The skillful Mr. Kettler even greed some islands in the West African shores, somewhere off the Gambia River. For less than two decades he claimed the remote desert island of St. Andrew. Limited by a two-hundred-thousand-soul-population, we may agree he was overstretching his ambition. The generous wish to export Latvians always clashed against this demographic constraints.

Smallness brings the bad taste of frustration too often. Yet the three republics have been struggling hard — sometimes alone and in a epic way. The endemic roots of megalomania lay perhaps in this admirable effort of transcendence. Lithuanians never hide their pride on the medieval Grand Duchy that once stretched from the Baltic to the Black Sea shores; Estonians thrive to be cutting-edge positioning themselves as "the" post-modern e-xample.

Coming back to Latvia, though. Mr. Kettler's megalomania could arguably be related to his capital city Liepaja, which means "the city where wind is born”. Such claim happens to be as p[r]o[ph]etic as pharaonic. Have you ever thought about claiming your cradle the place where wind starts blowing? Wind is universal, stateless, rebellious, almost as untamable as the present-day credit crunch crisis. Insufficient for the fearless sovereign: for the end of his life in 1681 he sought to recover the possession of the Courland colonies meanwhile seized by Western powers.

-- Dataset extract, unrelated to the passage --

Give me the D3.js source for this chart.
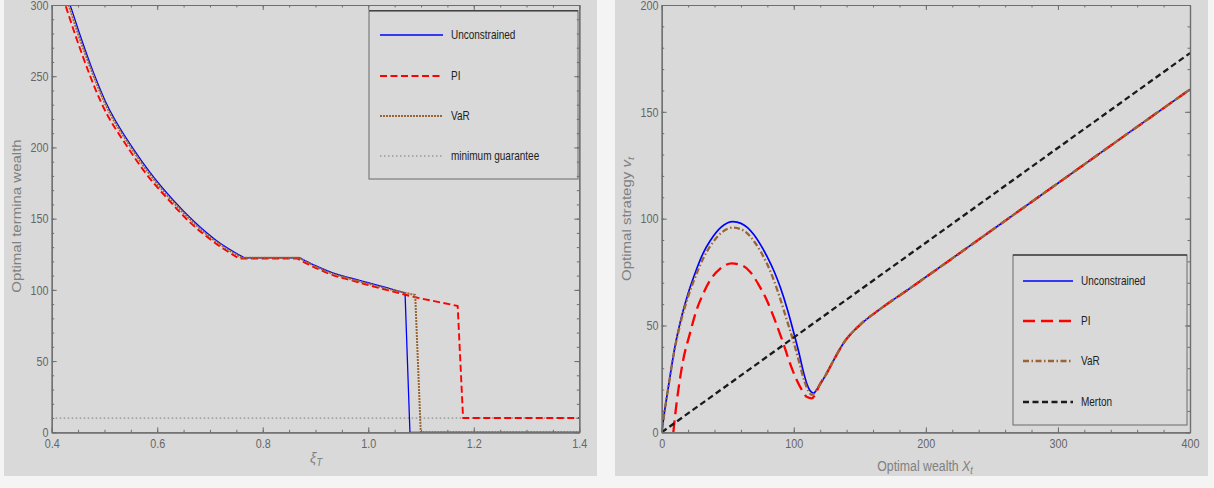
<!DOCTYPE html>
<html>
<head>
<meta charset="utf-8">
<script src="https://cdn.jsdelivr.net/npm/d3@7"></script>
<style>
  body { margin: 0; background: #f4f4f4; }
  svg { display: block; }
  .tick text { font-family: "Liberation Sans", Arial, sans-serif; font-size: 13.5px; fill: #666; }
  .legend text { font-family: "Liberation Sans", Arial, sans-serif; font-size: 12.5px; fill: #222; }
  .title { font-family: "Liberation Sans", Arial, sans-serif; fill: #808080; }
</style>
</head>
<body>
<script>

// ---- left panel: optimal terminal wealth vs xi_T (pieces: curved parts, straight parts) ----
var unconTerminal = [
	[[0.428,306],[0.4347,300],[0.45,283],[0.4808,251],[0.501,233],[0.5547,199],[0.5863,182.5],[0.6305,163],[0.6684,148.5],[0.7127,134.5],[0.765,122.5]],
	[[0.765,122.5],[0.87,122.5]],
	[[0.87,122.5],[0.90,117],[0.934,111.8],[0.97,108],[1.0,105],[1.035,101.5],[1.0697,97.8]],
	[[1.0697,97.8],[1.079,0]],
	[[1.079,0],[1.4,0]]
];
var piTerminal = [
	[[0.42,306],[0.4258,300],[0.441,283],[0.472,251],[0.492,233],[0.546,199],[0.577,182.5],[0.622,163],[0.659,148.5],[0.704,134.5],[0.755,122]],
	[[0.755,122],[0.865,122]],
	[[0.865,122],[0.90,115.5],[0.934,110.2],[0.97,106.5],[1.0,103.4],[1.045,99],[1.089,94.8]],
	[[1.089,94.8],[1.1695,88.7]],
	[[1.1695,88.7],[1.1797,10]],
	[[1.1797,10],[1.4,10]]
];
var varTerminal = [
	[[0.426,306],[0.432,300],[0.447,283],[0.4785,251],[0.4985,233],[0.552,199],[0.583,182.5],[0.627,163],[0.665,148.5],[0.709,134.5],[0.761,122.5]],
	[[0.761,122.5],[0.87,122.5]],
	[[0.87,122.5],[0.90,116.5],[0.934,111.2],[0.97,107.3],[1.0,104.3],[1.045,100],[1.089,96.4]],
	[[1.089,96.4],[1.0995,0]],
	[[1.0995,0],[1.4,0]]
];
var minGuarantee = [[[0.4,10],[1.4,10]]];

var xiTicks = [0.4, 0.6, 0.8, 1.0, 1.2, 1.4];
var wealthTicks = [0, 50, 100, 150, 200, 250, 300];

// ---- right panel: optimal strategy vs optimal wealth ----
var sharedTail = [[124.9,27.6],[130,33.5],[137.5,41.6],[150,50.2],[165,57.5],[188,67.4],[250,94.6],[300,116.6],[350,138.6],[400,160.5]];
var unconStrategy = [
	[[0,0],[2,9],[5,21],[10,40],[15,54],[20,65],[25,74],[31.5,84],[36.6,89.5],[45,96],[54,98.6],[60,97.8],[65,95.8],[70,92.3],[75,87.6],[80,82],[85,75.5],[90,67.5],[95,57.8],[100,46.6],[104,37],[107.2,28.5],[110,22.5],[112.5,19.3],[115.3,18.2]],
	[[115.3,18.2],[119,21.5]].concat(sharedTail)
];
var piStrategy = [
	[[8.8,0],[10,7],[12.6,19.8],[16,33],[21.4,46.3],[26,56.5],[31.5,65],[37,71.5],[44.1,76.5],[53,79.1],[60,78.3],[66.9,75.2],[73,69.5],[79.5,61.9],[86,52],[92.1,41.6],[97,32.5],[102.2,24.5],[107,19],[110,16.5],[113.6,15.9],[116,17.3],[119,21.5]].concat(sharedTail)
];
var varStrategy = [
	[[0,0],[2,9],[5,21],[10,39.5],[15,53],[20,63.5],[25,72],[31.5,81.5],[36.6,87],[45,93.3],[54,95.8],[60,95],[65,93],[70,89.3],[75,84.5],[80,78.5],[85,71],[90,62],[95,52],[100,42],[104,33],[108,24],[111,19.5],[113.6,17.5],[117,19.5],[119,21.5]].concat(sharedTail)
];
var mertonStrategy = [[[0,0],[400,177.5]]];

var wealthXTicks = [0, 100, 200, 300, 400];
var strategyTicks = [0, 50, 100, 150, 200];

var LEFT_LEGEND = ["Unconstrained", "PI", "VaR", "minimum guarantee"];
var RIGHT_LEGEND = ["Unconstrained", "PI", "VaR", "Merton"];

var NARROW = "scale(0.8,1)";


var svg = d3.select("body").append("svg").attr("width", 1214).attr("height", 488);
svg.append("rect").attr("width", 1214).attr("height", 488).attr("fill", "#f4f4f4");


function range(a, b, step) {
	var out = [];
	for (var v = a; v <= b + step / 1000; v += step) out.push(+v.toFixed(6));
	return out;
}

// join pieces into one path; a two point piece comes out straight
function piecesPath(pieces, x, y) {
	var line = d3.line().x(function(d) { return x(d[0]); }).y(function(d) { return y(d[1]); }).curve(d3.curveMonotoneX);
	var d = "";
	pieces.forEach(function(p, i) {
		var s = line(p);
		d += (i === 0) ? s : "L" + s.slice(1);
	});
	return d;
}

function drawFrame(g, x, y, xMajor, xMinor, yMajor, yMinor, xFmt, yFmt) {
	var x0 = x.range()[0], x1 = x.range()[1], y0 = y.range()[0], y1 = y.range()[1];
	var axes = [
		{ gen: d3.axisBottom(x), tr: "translate(0," + y0 + ")", maj: xMajor, min: xMinor, fmt: xFmt, pad: 6 },
		{ gen: d3.axisTop(x), tr: "translate(0," + y1 + ")", maj: xMajor, min: xMinor, fmt: "" },
		{ gen: d3.axisLeft(y), tr: "translate(" + x0 + ",0)", maj: yMajor, min: yMinor, fmt: yFmt, pad: 4 },
		{ gen: d3.axisRight(y), tr: "translate(" + x1 + ",0)", maj: yMajor, min: yMinor, fmt: "" }
	];
	axes.forEach(function(a) {
		var ga = g.append("g").attr("transform", a.tr);
		ga.call(a.gen.tickValues(a.min).tickSize(-2.5).tickSizeOuter(0).tickFormat(""));
		ga.append("g").call(a.gen.tickValues(a.maj).tickSize(-5).tickSizeOuter(0).tickPadding(a.pad || 3).tickFormat(a.fmt === "" ? "" : a.fmt));
		ga.selectAll("path.domain").attr("stroke", "#6e6e6e").attr("stroke-width", 1.2);
		ga.selectAll(".tick line").attr("stroke", "#6e6e6e");
		ga.selectAll(".tick text").attr("transform", NARROW);
		ga.attr("font-family", null).attr("font-size", null);
		ga.selectAll("g").attr("font-family", null).attr("font-size", null);
	});
}

function drawLegend(g, box, rows, entries, styles) {
	var lg = g.append("g").attr("class", "legend");
	lg.append("rect").attr("x", box[0]).attr("y", box[1]).attr("width", box[2] - box[0]).attr("height", box[3] - box[1])
		.attr("fill", "none").attr("stroke", "#6a6a6a").attr("stroke-width", 1);
	lg.append("line").attr("x1", box[0]).attr("x2", box[2]).attr("y1", box[1]).attr("y2", box[1])
		.attr("stroke", "#444").attr("stroke-width", 1.6);
	entries.forEach(function(name, i) {
		var st = styles[i];
		lg.append("line").attr("x1", rows.lx0).attr("x2", rows.lx1).attr("y1", rows.ys[i]).attr("y2", rows.ys[i])
			.attr("stroke", st.color).attr("stroke-width", st.width).attr("stroke-dasharray", st.dash || null);
		lg.append("text").attr("transform", "translate(" + rows.tx + "," + rows.ys[i] + ") " + NARROW)
			.attr("dy", "0.35em").text(name);
	});
}

function drawSeries(g, list, x, y, clipId) {
	var sg = g.append("g").attr("clip-path", "url(#" + clipId + ")");
	list.forEach(function(s) {
		sg.append("path").attr("d", piecesPath(s.data, x, y)).attr("fill", "none")
			.attr("stroke", s.style.color).attr("stroke-width", s.style.width)
			.attr("stroke-dasharray", s.style.dash || null).attr("stroke-linejoin", "round");
	});
}

function addClip(id, x, y) {
	svg.append("clipPath").attr("id", id).append("rect")
		.attr("x", x.range()[0]).attr("y", y.range()[1])
		.attr("width", x.range()[1] - x.range()[0]).attr("height", y.range()[0] - y.range()[1]);
}


// ===== left panel =====
svg.append("rect").attr("x", 4).attr("y", 0).attr("width", 593).attr("height", 476).attr("fill", "#d9d9d9");
var gL = svg.append("g");
var xL = d3.scaleLinear().domain([0.4, 1.4]).range([51.7, 579.3]);
var yL = d3.scaleLinear().domain([0, 300]).range([432.3, 5]);
addClip("clipL", xL, yL);

var leftStyles = [
	{ color: "#0000ff", width: 1.3 },
	{ color: "#ff0000", width: 1.9, dash: "7,3.5" },
	{ color: "#996633", width: 2, dash: "2,1" },
	{ color: "#7a7a7a", width: 1, dash: "1.5,2.5" }
];
drawSeries(gL, [
	{ data: minGuarantee, style: leftStyles[3] },
	{ data: unconTerminal, style: leftStyles[0] },
	{ data: piTerminal, style: leftStyles[1] },
	{ data: varTerminal, style: leftStyles[2] }
], xL, yL, "clipL");

drawFrame(gL, xL, yL, xiTicks, range(0.4, 1.4, 0.05), wealthTicks, range(0, 300, 10), d3.format(".1f"), d3.format("d"));

gL.append("text").attr("class", "title").attr("font-size", 12.5)
	.attr("transform", "translate(21,216) rotate(-90) scale(1.2,1)")
	.attr("text-anchor", "middle").text("Optimal termina wealth");
var xiT = gL.append("text").attr("class", "title").attr("font-size", 14).attr("font-style", "italic")
	.attr("x", 310).attr("y", 463);
xiT.append("tspan").text("ξ");
xiT.append("tspan").attr("font-size", 10).attr("dy", 3).text("T");

drawLegend(gL, [369, 10.7, 578, 179], { lx0: 380, lx1: 443, tx: 451, ys: [35, 76, 116, 156] }, LEFT_LEGEND, leftStyles);


// ===== right panel =====
svg.append("rect").attr("x", 615).attr("y", 0).attr("width", 593).attr("height", 476).attr("fill", "#d9d9d9");
var gR = svg.append("g");
var xR = d3.scaleLinear().domain([0, 400]).range([661.7, 1190]);
var yR = d3.scaleLinear().domain([0, 200]).range([432.3, 5]);
addClip("clipR", xR, yR);

var rightStyles = [
	{ color: "#0000ff", width: 1.7 },
	{ color: "#ff0000", width: 2.3, dash: "12,6" },
	{ color: "#996633", width: 2.3, dash: "6,2.5,1.5,2.5" },
	{ color: "#1a1a1a", width: 2.3, dash: "6,3.5" }
];
drawSeries(gR, [
	{ data: unconStrategy, style: rightStyles[0] },
	{ data: piStrategy, style: rightStyles[1] },
	{ data: varStrategy, style: rightStyles[2] },
	{ data: mertonStrategy, style: rightStyles[3] }
], xR, yR, "clipR");

drawFrame(gR, xR, yR, wealthXTicks, range(0, 400, 20), strategyTicks, range(0, 200, 10), d3.format("d"), d3.format("d"));

var vT = gR.append("text").attr("class", "title").attr("font-size", 12.5)
	.attr("transform", "translate(631,219) rotate(-90) scale(1.2,1)").attr("text-anchor", "middle");
vT.append("tspan").text("Optimal strategy ");
vT.append("tspan").attr("font-style", "italic").text("v");
vT.append("tspan").attr("font-style", "italic").attr("font-size", 9).attr("dy", 3).text("t");

var xT = gR.append("text").attr("class", "title").attr("font-size", 14.5)
	.attr("transform", "translate(925,471) scale(0.85,1)").attr("text-anchor", "middle");
xT.append("tspan").text("Optimal wealth ");
xT.append("tspan").attr("font-style", "italic").text("X");
xT.append("tspan").attr("font-style", "italic").attr("font-size", 10.5).attr("dy", 3).text("t");

drawLegend(gR, [1013, 255, 1187, 425], { lx0: 1023, lx1: 1073, tx: 1081, ys: [281, 321, 361, 402] }, RIGHT_LEGEND, rightStyles);

</script>
</body>
</html>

Therefore I have now plenty of arguments to believe that, when the topic is Down Under, my good indigo friend Inese is perhaps more than correct. Plus, I acknowledge she researches hard before speaking out things. Her Nordic assertiveness is proverbial. And that is why — had picky History been more benign to Mr. Kettler; were the three republics slightly larger; had Baltic golden ages lasted longer — I wouldn’t be surprised if one could watch brown kangaroos jumping happily by the Daugava.

Pity, especially because “if” is a tricky monosyllable.